Well... if by "correct" you mean the
morally acceptable solution, then sure. Obviously from the standpoint of contemporary values we would say that the morally correct option would be to abandon slavery. Of course, we have no need for slavery these days either, so it hardly merits discussion. Of course, things were different back then. It is perhaps questionable whether complex empires could have developed beyond a certain point without the use of some form of forced labor. I tend not to judge history too harshly by my own standards. We are fairly spoiled by our living conditions. I'm cynical as to whether anyone with a bleeding heart could remain as such if they had to live under the same conditions as those they criticized. If in two hundred years technological innovations had solved all the world's major problems and allowed everyone to live in comfort and safety, those people may look down on us now as complete and total scum for spending our money on luxury items such as televisions or iPhones instead of sending aid to third world countries. Then again, there are people who feel that way now.
Zachary Amaranth said:
However, homosexuality was not the downfall of the Spartans. It wasn't really a breeding war so much as their rigid cultural and class system that ended up boning them.
...Errr..No pun intended.
Well, it was a combination of several different things, yes. Another large part of it was that their enemies adapted to their military strategies, which pretty much remained the same over time, and thus they lost some of their military advantage. But you still can't have a giant population of slaves that outnumber you. One fairly obvious solution is to not have slaves, another is to sell off your slaves if they start to outnumber you. It's debatable whether it was really homosexuality that hurt the Spartan population, there were military losses, stringent social hierarchies that prevented people from moving up, and of course their primitive form of Eugenics. But whatever the case may be their population was definitely a problem. But I don't think it's that controversial to say that widespread homosexuality, if true,
would have had a negative affect on their population growth.

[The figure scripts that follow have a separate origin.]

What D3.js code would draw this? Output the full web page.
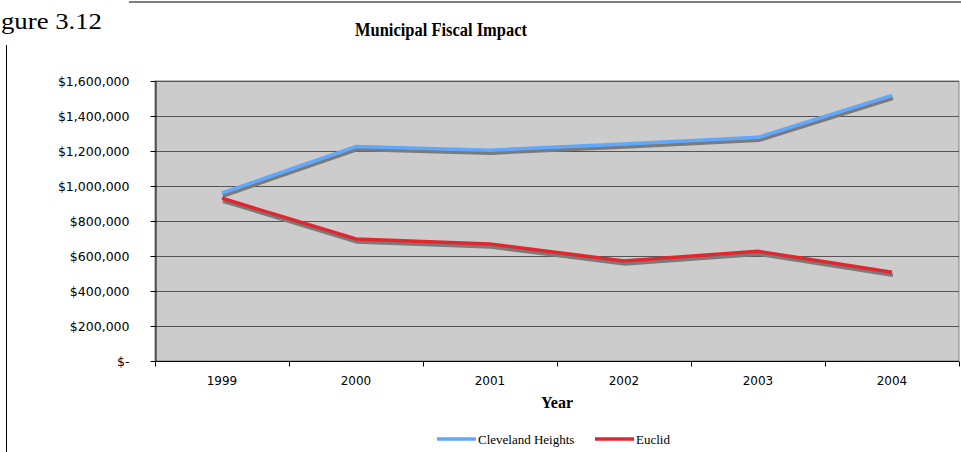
<!DOCTYPE html>
<html>
<head>
<meta charset="utf-8">
<script src="https://cdn.jsdelivr.net/npm/d3@7"></script>
<style>
  body { margin: 0; background: #fff; }
  svg { display: block; }
</style>
</head>
<body>
<svg id="svg" width="961" height="452"></svg>
<script>
const years = ['1999', '2000', '2001', '2002', '2003', '2004']
const clevelandHeights = [960000, 1225000, 1205000, 1240000, 1278000, 1518000]
const euclid = [930000, 697000, 668000, 572000, 627000, 507000]
const seriesNames = ['Cleveland Heights', 'Euclid']
const yTicks = [0, 200000, 400000, 600000, 800000, 1000000, 1200000, 1400000, 1600000]

const series = [
  { name: seriesNames[0], values: clevelandHeights, colour: '#5fa8ff' },
  { name: seriesNames[1], values: euclid, colour: '#e3262e' }
]

const svg = d3.select('#svg')
const plotLeft = 155, plotRight = 959, plotTop = 81, plotBottom = 361
const serif = '"Liberation Serif", "Times New Roman", serif'
const sans = '"DejaVu Sans", Verdana, sans-serif'

// page frame bits (figure label is cropped on the left in the source)
svg.append('line').attr('x1', 129).attr('x2', 961).attr('y1', 2).attr('y2', 2)
  .attr('stroke', '#000').attr('stroke-width', 1)
svg.append('line').attr('x1', 6.5).attr('x2', 6.5).attr('y1', 45).attr('y2', 452)
  .attr('stroke', '#000').attr('stroke-width', 1)
svg.append('text').attr('x', 1).attr('y', 29)
  .attr('textLength', 101)
  .attr('lengthAdjust', 'spacingAndGlyphs')
  .style('font-family', serif)
  .style('font-size', '24px')
  .text('gure 3.12')

const xScale = d3.scaleBand()
  .domain(years)
  .range([plotLeft, plotRight])

const yScale = d3.scaleLinear()
  .domain([0, 1600000])
  .range([plotBottom, plotTop])

// plot area
svg.append('rect')
  .attr('x', plotLeft).attr('y', plotTop)
  .attr('width', plotRight - plotLeft).attr('height', plotBottom - plotTop)
  .attr('fill', '#cccccc')
  .attr('stroke', '#808080')

// gridlines
svg.append('g')
  .selectAll('line')
  .data(yTicks.slice(1))
  .enter()
  .append('line')
  .attr('x1', plotLeft).attr('x2', plotRight)
  .attr('y1', d => Math.round(yScale(d)) + 0.5)
  .attr('y2', d => Math.round(yScale(d)) + 0.5)
  .attr('stroke', '#555')

const fmt = d => d === 0 ? '$-' : '$' + d3.format(',')(d)

const yAxis = svg.append('g')
  .attr('transform', `translate(${plotLeft + 0.5},0)`)
  .call(d3.axisLeft(yScale).tickValues(yTicks).tickFormat(fmt).tickSize(5).tickSizeOuter(0).tickPadding(21))
yAxis.select('.domain').attr('stroke', '#000')
yAxis.selectAll('text')
  .style('font-family', sans)
  .style('font-size', '12.5px')
  .attr('fill', '#000')
yAxis.selectAll('.tick line').attr('stroke', '#000')

// category axis, ticks between categories
const xAxisG = svg.append('g')
  .attr('transform', `translate(0,${plotBottom + 0.5})`)
xAxisG.append('line')
  .attr('x1', plotLeft).attr('x2', plotRight)
  .attr('stroke', '#000')
xAxisG.selectAll('.tk')
  .data(years.concat(['end']))
  .enter()
  .append('line')
  .attr('x1', (d, i) => i < years.length ? xScale(d) + 0.5 : plotRight + 0.5)
  .attr('x2', (d, i) => i < years.length ? xScale(d) + 0.5 : plotRight + 0.5)
  .attr('y1', 0).attr('y2', 5)
  .attr('stroke', '#000')
xAxisG.selectAll('text')
  .data(years)
  .enter()
  .append('text')
  .attr('x', d => xScale(d) + xScale.bandwidth() / 2)
  .attr('y', 23)
  .attr('text-anchor', 'middle')
  .style('font-family', sans)
  .style('font-size', '12px')
  .text(d => d)

// lines with shadow
const line = d3.line()
  .x((d, i) => xScale(years[i]) + xScale.bandwidth() / 2)
  .y(d => yScale(d))

series.forEach(s => {
  svg.append('path')
    .datum(s.values)
    .attr('d', line)
    .attr('fill', 'none')
    .attr('stroke', '#7a7a7a')
    .attr('stroke-width', 3.5)
    .attr('transform', 'translate(1,3)')
})
series.forEach(s => {
  svg.append('path')
    .datum(s.values)
    .attr('d', line)
    .attr('fill', 'none')
    .attr('stroke', s.colour)
    .attr('stroke-width', 3.5)
})

// titles
svg.append('text')
  .attr('x', 355).attr('y', 36)
  .attr('textLength', 172)
  .attr('lengthAdjust', 'spacingAndGlyphs')
  .style('font-family', serif)
  .style('font-weight', 'bold')
  .style('font-size', '18px')
  .text('Municipal Fiscal Impact')

svg.append('text')
  .attr('x', (plotLeft + plotRight) / 2).attr('y', 408)
  .attr('text-anchor', 'middle')
  .style('font-family', serif)
  .style('font-weight', 'bold')
  .style('font-size', '16px')
  .text('Year')

// legend
const legendX = [437, 595]
const legend = svg.append('g')
  .selectAll('g')
  .data(series)
  .enter()
  .append('g')
  .attr('transform', (d, i) => `translate(${legendX[i]},439)`)
legend.append('line')
  .attr('x1', 0).attr('x2', 39)
  .attr('stroke', d => d.colour)
  .attr('stroke-width', 3.5)
legend.append('text')
  .attr('x', 41).attr('y', 5)
  .style('font-family', serif)
  .style('font-size', '13px')
  .text(d => d.name)
</script>
</body>
</html>
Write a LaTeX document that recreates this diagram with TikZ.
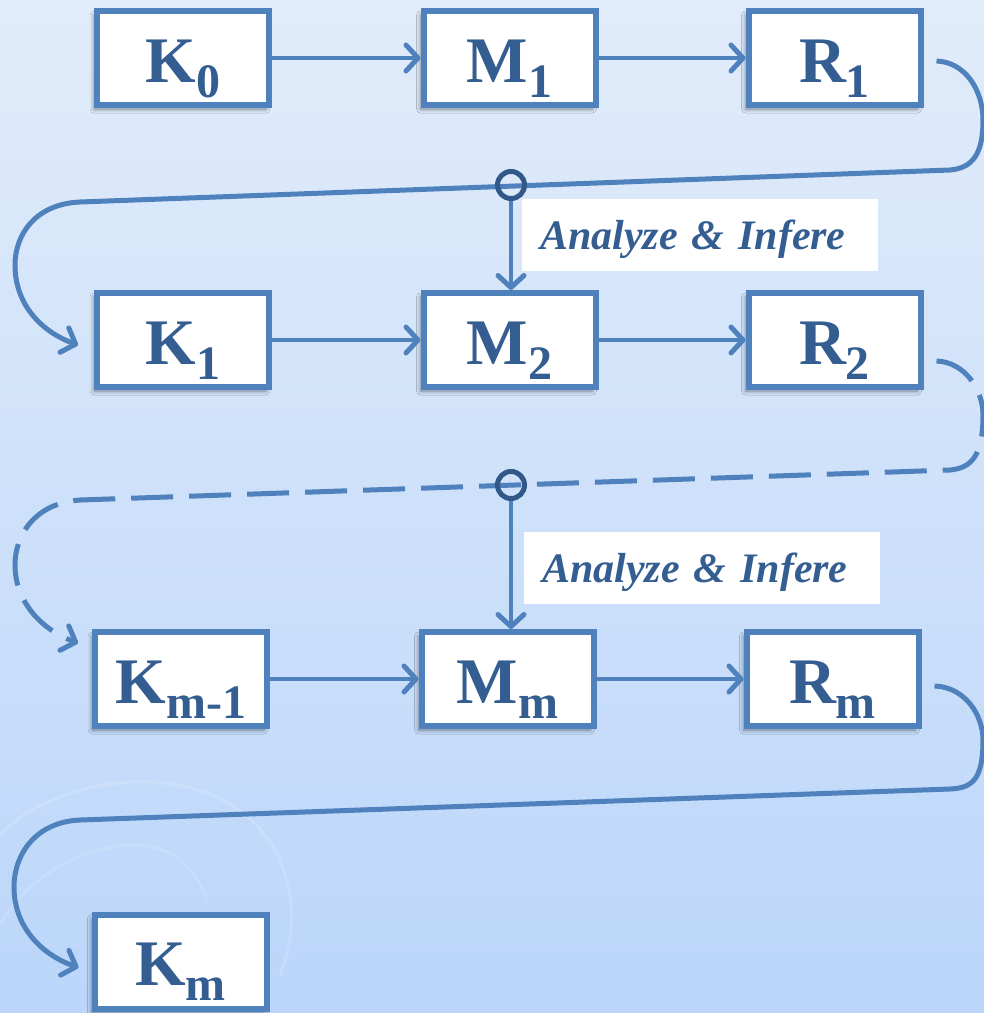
\documentclass[tikz,border=0pt]{standalone}
\usepackage{fontspec}
\setmainfont{Liberation Serif}
\usetikzlibrary{arrows.meta,shadows.blur,calc}
\definecolor{bgtop}{RGB}{225,236,250}
\definecolor{bgbot}{RGB}{187,214,250}
\definecolor{edge}{RGB}{79,129,189}
\definecolor{ink}{RGB}{52,94,145}
\definecolor{hubc}{RGB}{50,88,138}
% letter with a lowered index, as set inside each stage box
\newcommand\stagetext[2]{{\fontsize{65}{65}\selectfont #1}\raisebox{-15pt}{\fontsize{48}{48}\selectfont #2}}
\begin{document}
\begin{tikzpicture}[x=1pt,y=-1pt,
  stage/.style={draw=edge, line width=6pt, fill=white, minimum width=172pt,
    minimum height=94pt, inner sep=0pt, text height=48pt, text depth=0pt,
    text=ink, font=\bfseries,
    blur shadow={shadow xshift=-3pt, shadow yshift=-4pt, shadow blur radius=4pt, shadow opacity=45}},
  tip/.style={-{Straight Barb[length=12pt,width=26pt,line width=5pt,round]}},
  flow/.style={draw=edge, line width=4.5pt, tip},
  loop/.style={draw=edge, line width=5pt, tip},
  hub/.style={circle, draw=hubc, line width=5pt, minimum size=27pt, inner sep=0pt},
  note/.style={fill=white, text=ink, font={\bfseries\itshape\fontsize{42}{42}\selectfont},
    text width=320pt, align=left, inner xsep=18pt, inner ysep=0pt,
    minimum height=72pt, text height=28pt, text depth=0pt}]

% backdrop
\useasboundingbox (0,0) rectangle (984,1013);
\shade[top color=bgtop, bottom color=bgbot] (0,0) rectangle (984,1013);
\draw[white, opacity=0.14, line width=3pt] (0,835) .. controls (60,770) and (230,750) .. (280,860) .. controls (300,910) and (290,950) .. (280,975);
\draw[white, opacity=0.12, line width=3pt] (0,925) .. controls (40,850) and (180,800) .. (208,905);

% stages
\node[stage] (K0) at (183,58) {\stagetext{K}{0}};
\node[stage] (M1) at (509.5,58) {\stagetext{M}{1}};
\node[stage] (R1) at (834.5,58) {\stagetext{R}{1}};

\node[stage] (K1) at (183,340) {\stagetext{K}{1}};
\node[stage] (M2) at (509.5,340) {\stagetext{M}{2}};
\node[stage] (R2) at (834.5,340) {\stagetext{R}{2}};

\node[stage] (Kp) at (181,679) {\stagetext{K}{m-1}};
\node[stage] (Mm) at (507.5,679) {\stagetext{M}{m}};
\node[stage] (Rm) at (832.5,679) {\stagetext{R}{m}};

\node[stage] (Km) at (180.5,961.5) {\stagetext{K}{m}};

% arrows inside each row
\draw[flow] (K0.east) -- (M1.west);
\draw[flow] (M1.east) -- (R1.west);
\draw[flow] (K1.east) -- (M2.west);
\draw[flow] (M2.east) -- (R2.west);
\draw[flow] (Kp.east) -- (Mm.west);
\draw[flow] (Mm.east) -- (Rm.west);

% return loops from one row to the next
\draw[loop] ($(R1.east)+(13,3)$) .. controls (965,62) and (983,90) .. (983,120)
  .. controls (983,155) and (972,168) .. (950,170) -- (80,202)
  .. controls (35,204) and (15,235) .. (15,265)
  .. controls (15,305) and (42,332) .. ($(K1.west)+(-16,5)$);
\draw[loop, dash pattern=on 42pt off 16pt] ($(R2.east)+(13,21)$) .. controls (965,362) and (983,390) .. (983,415)
  .. controls (983,455) and (972,468) .. (950,470) -- (80,500)
  .. controls (35,503) and (15,535) .. (15,565)
  .. controls (15,602) and (42,630) .. ($(Kp.west)+(-14,-36)$);
\draw[loop] ($(Rm.east)+(13,7)$) .. controls (965,687) and (983,715) .. (983,740)
  .. controls (983,780) and (972,788) .. (950,789) -- (80,820)
  .. controls (35,822) and (14,855) .. (14,887)
  .. controls (14,927) and (42,955) .. ($(Km.west)+(-13,6)$);

% junctions and analysis labels
\node[hub] (c1) at (511,185) {};
\node[hub] (c2) at (511,485) {};
\node[note] (a1) at (700,235) {Analyze \& Infere};
\node[note] (a2) at (702,568) {Analyze \& Infere};
\draw[flow] (c1.south) -- (c1.south |- M2.north);
\draw[flow] (c2.south) -- (c2.south |- Mm.north);
\end{tikzpicture}
\end{document}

People just get their backs up on this particular historical issue because they perceive homophobia on the part of the person who suggests that homosexuality might have played a role in the Spartan's decline. But that's ultimately irrational. Not wanting to copulate with the opposing sex definitely limits one's propensity to reproduce (though it obviously does not eliminate it completely either). That doesn't mean that homosexuality is wrong or bad, it's just a fact.